If liquid-state electrolytes are inherently unstable, why are they commonplace in lithium-ion batteries?
The answer is conductive superiority over their solid-state cousins: Conductivity is impacted by the degree to which positive lithium ions can flow between electrodes. They flow freely through liquid, but are less mobile in solids.
But Virginia Commonwealth University (VCU) physics professor Dr. Puru Jena believes it doesn’t need to be that way. With recently-published research showing that solid-state electrolytes can be designed to be both stable and conductive.
Jena says, “You can have your cake and eat it too.”
As published in the Proceedings of the National Academy of Sciences, research done by Jena and colleague Hong Fang, a postdoctoral fellow in the department of physics, is theoretical but promising. It could lead to safer and more powerful lithium-ion batteries.
Electrolytes are salts composed of both positive and negative ions, and they are central to a battery. The electrolyte used by the researchers belongs to a family of crystals called antiperovskites.

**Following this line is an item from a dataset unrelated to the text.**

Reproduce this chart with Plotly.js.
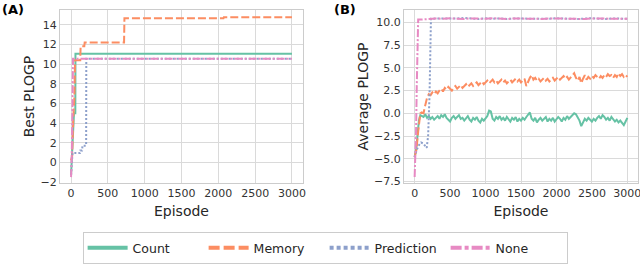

It contains positive ions made of three lithium atoms and one oxygen atom; joining them is a single chlorine atom that is a negative ion.
And that’s where the chemistry comes into play: in the researchers’ computational model, that single negative ion was replaced with a negative cluster ion — a group of atoms with more electrons than protons. Because these ions are larger, the lithium ions can, “move quickly, as if they were in a liquid,” as Fang explains. That means better conductivity within the more stable solid-state platform.
While the cluster ion employed by the researchers consisted of one boron atom and four fluorine atoms, other combinations that could enhance conductivity were also identified.
Jena and Fang are now searching for collaborators to test their computational model in a lab setting for eventual lithium-ion battery applications.